What happens to cached content if the origin function returns an error during revalidation?

Vercel preserves the stale cached page and schedules a retry after a 30-second TTL. The error does not poison the cache. Only HTTP 200, 301, 302, 307, 308, 404, and 410 status codes are treated as successful revalidation results; network errors and 5xx responses both trigger the stale-serve-and-retry behavior, so a brief origin outage will not leave visitors seeing error pages for previously cached ISR routes.

Does request collapsing reduce time to first byte, or only invocation count?

Both. Vercel uses double-checked locking (check cache, acquire locks, check cache again, regenerate only if still empty) and writes the regenerated page to cache asynchronously after the function returns.
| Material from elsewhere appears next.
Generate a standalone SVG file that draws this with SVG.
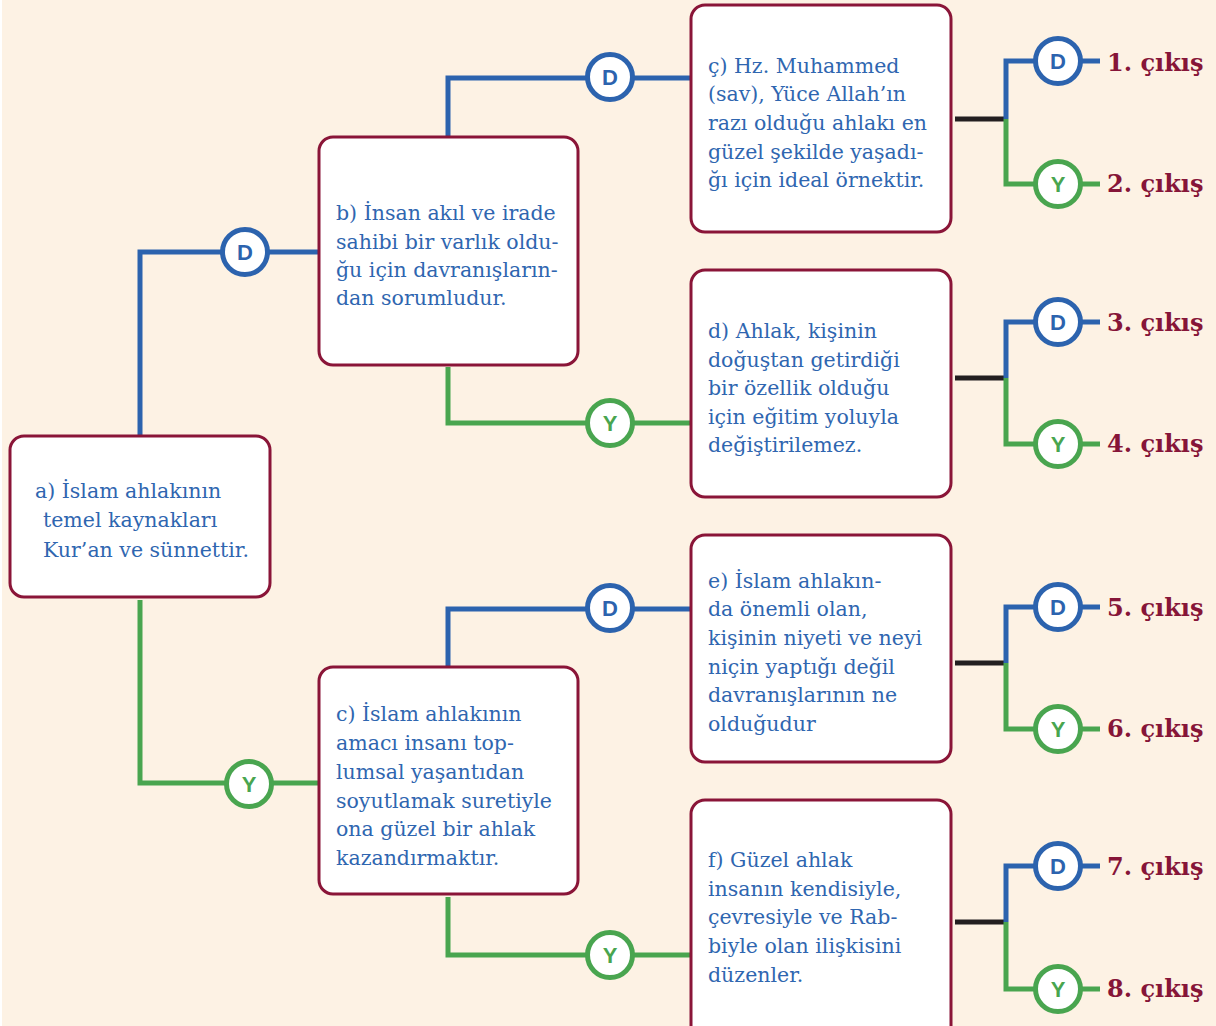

The async write means the request that triggered regeneration receives its response before the cache update completes, reducing TTFB while still collapsing subsequent requests behind the lock.

What happens to queued requests if regeneration takes longer than the collapse window?

Lock timeouts are set to 3 seconds at both the node and regional levels. If a request cannot acquire the lock within that window, it abandons waiting and invokes the function independently as a hedging mechanism. Slow regenerations (database-heavy pages, slow upstream APIs) can break through collapsing and cause the same fan-out the feature is designed to prevent. Teams with regeneration times approaching 3 seconds should monitor invocation counts for hot keys during peak traffic.

Are the 3M collapsed requests per day measured globally or per region?

The 3M cache-miss collapses and 90M background revalidation collapses are global totals self-reported by Vercel, not independently audited. Because collapsing operates independently per region, a site with traffic concentrated in a single region may see a smaller absolute reduction than the global average, since there are fewer same-key concurrent requests to deduplicate within one region.